Does the test use #ifdef for feature detection where runtime detection should be used?

4e. Iteration safety

If run with -i N (multiple iterations), does the test re-initialize all state correctly?
Are static variables reset between iterations?
Could repeated runs accumulate side-effects?

Step 5: Coverage Gap Analysis

Identify what the test does NOT cover that it probably should:

5a. Missing scenarios

Based on the syscall's man page and kernel implementation, list scenarios that are not tested but should be:

Boundary values (0, -1, MAX, off-by-one)
Permission checks (different uids, capabilities)
Error conditions documented in the man page but not tested
Interaction with other syscalls or features

5b. Missing side-effect verification

Flag cases where the test only checks the return value but not the side-effects:

File was supposed to be created/modified - is it checked?
Memory mapping was supposed to change - is the content verified?
Signal was supposed to be delivered - is it caught and verified?
Process state was supposed to change - is it observed?

5c. Edge cases

Identify edge cases that could reveal kernel bugs:

Empty inputs, NULL pointers, zero-length buffers
Maximum-length paths, filenames at NAME_MAX
Operations on special filesystems (proc, sys, tmpfs)
Operations across namespace boundaries
Concurrent access patterns

Step 6: API and Style Compliance (LTP C test only)

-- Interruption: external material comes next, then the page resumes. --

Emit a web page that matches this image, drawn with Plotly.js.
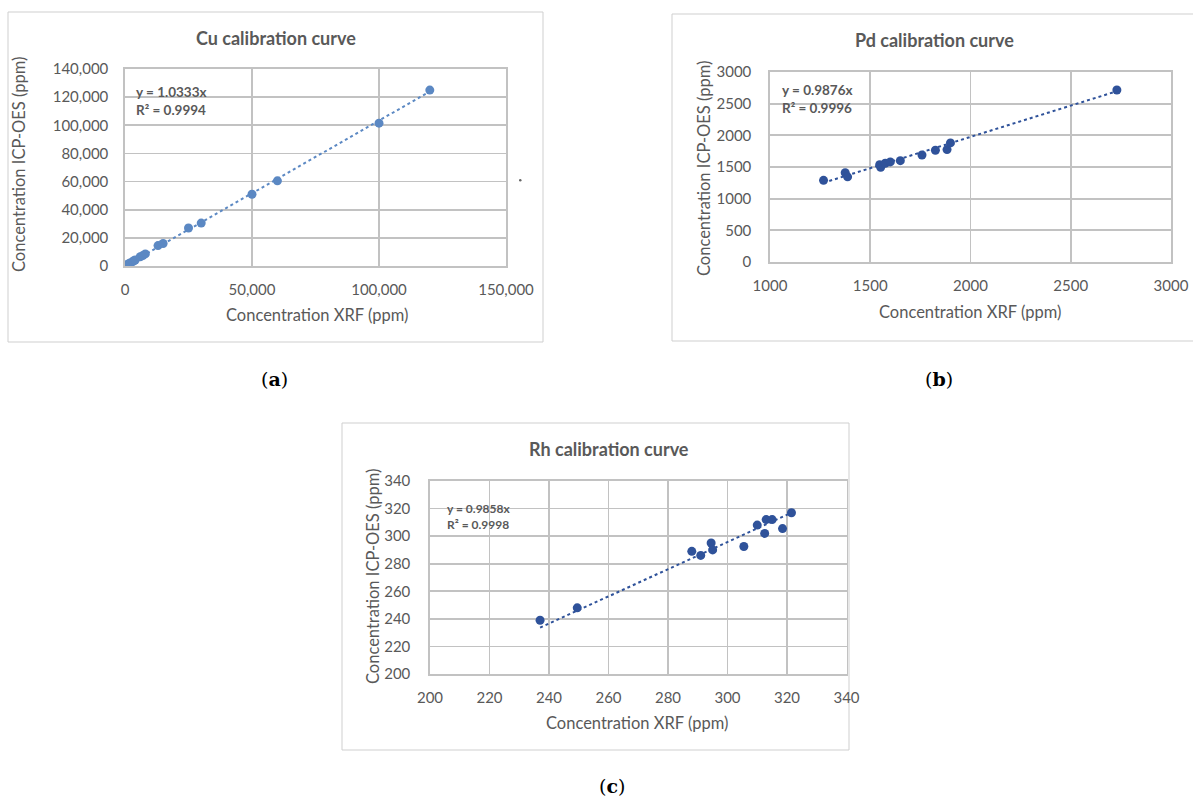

Check compliance with the loaded rules ({{LTP_AGENT_DIR}}/rules/c-tests.md). This is NOT a full patch review - it is a health check:

Framework features: Are there manual patterns that the framework handles automatically? (e.g., manual save/restore vs .save_restore, manual option parsing vs framework options, manual tmpdir vs .needs_tmpdir)
Safe macros: Are there bare syscalls that should use SAFE_*?
Result reporting: Are results reported directly or propagated through return values/exit codes?
Test structure: If there are multiple test cases, are they using struct tcase + .test + .tcnt, or separate functions?

Step 7: Present Analysis

Present the complete analysis to the user in this format:

Test Identity

File: path
Type: C test / shell test / Open POSIX / helper
API: new (tst_test.h) / old (test.h) / shell / N/A
Runtest: entry found in runtest/<file> or MISSING

Test Intent

Summary from Step 2 - what the test does and how.

Value Assessment

One of:

High value - test provides meaningful, non-duplicated coverage
Moderate value - test has coverage but with concerns (explain)
Low value - test is trivial, duplicate, or misplaced (explain)

Robustness Assessment

One of:

Robust - test handles error paths, cleanup, portability well
Needs hardening - specific issues identified (list them)
Fragile - significant robustness problems (list them)

Coverage Gaps

Numbered list of missing scenarios, side-effect checks, and edge cases from Step 5. For each gap, briefly explain what it would catch.

API/Style Issues

List of compliance findings from Step 6, if any. Mark each as:

Must fix - Ground Rule violation or broken test logic
Should fix - Non-idiomatic but functional
Nice to have - Minor style improvement

Recommendations

Prioritized list of concrete actions to improve the test, from most impactful to least. Each recommendation should be actionable (not "improve coverage" but "add a test case for EINVAL when fd is negative").